We first generated the (w/ho) emulsion using steam at 150oC. Next, the stability of our emulsion was tested using different criteria such as phase separation, viscosity of the produced emulsion compared with that of the starting oil, and the size and number of water droplets in the continuous medium. The experiments were run using two types of heavy oils that are collected from two representative fields in eastern Alberta, type A oil (27,000 cP) and type B oil (4,351 cP). A sensitivity analysis was performed to determine the impact of different operational variables such as water content in the emulsion, water pH, and flow rate; additionally, the role of asphaltene and resin in emulsion stability was investigated. The influence of water content in the emulsion was found to be critical and thus subsequent IFT and relative volume measurements as well as PVT analyses were conducted using emulsions of different water contents with a vol.% range from 10-70. The results were compared with a dead oil (no water) case. Two types of gases typically used to improve recovery in Alberta were tested: CO2 and CH4.

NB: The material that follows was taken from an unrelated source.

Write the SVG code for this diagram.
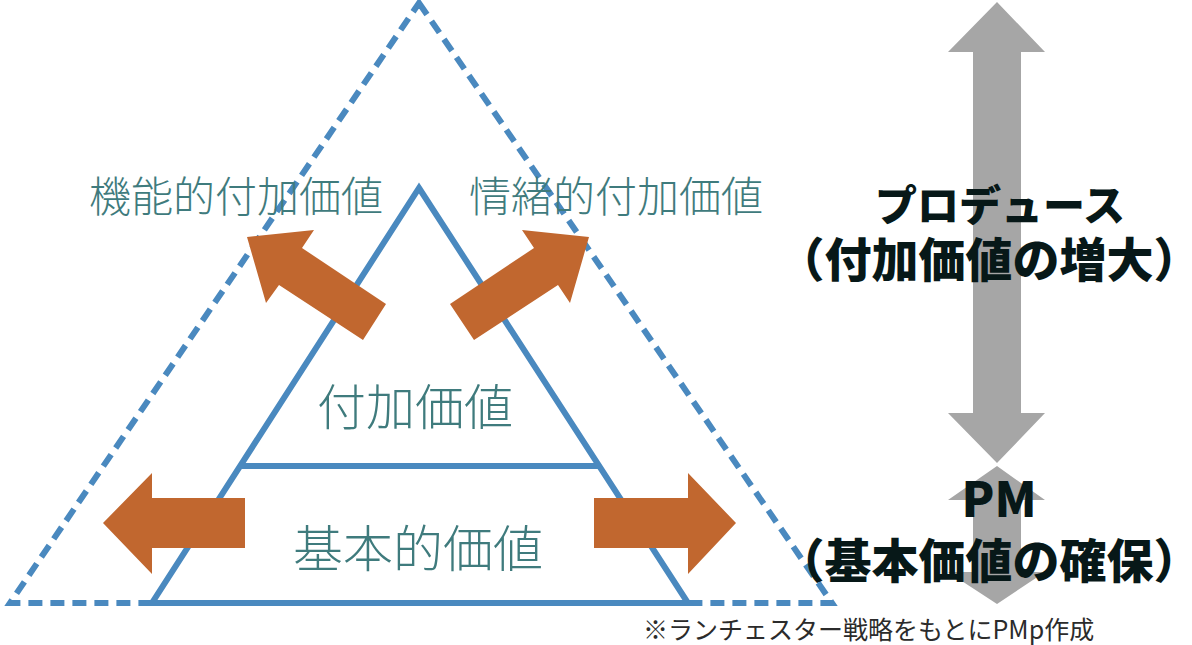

IFT and volume measurements indicate the existence of critical water content which dramatically changes the behavior of the system; generally, emulsions with water content below this critical value exhibit lower IFT than the original oil, and the IFT falls steadily as the water content increases. The trend is reversed when the water content exceeds the critical value and IFT starts increasing before it stabilizes. This process happens when the water content reaches a vol.% higher than 50; however, it remains below that of the original oil. Regarding volume ratio, there seems to be a clear relationship between pressure and volume ratio of the emulsion and CO2 system. Overall, volume ratio increases as pressure increases regardless of water content. In general, for experiments run with CO2, data suggests that water content affects the rate of expansion, but ultimately the final volume ratio remains the same.
The results of this work are significant in that they indicate the phase behavior of w/ho emulsions, and that CO2 and CH4 can vary considerably depending on the composition of oil and water content in the system. IFT, relative volume, and PVT measurements provide key information needed to build an adequate fluid model to reduce the uncertainties in reservoir simulation and history matching.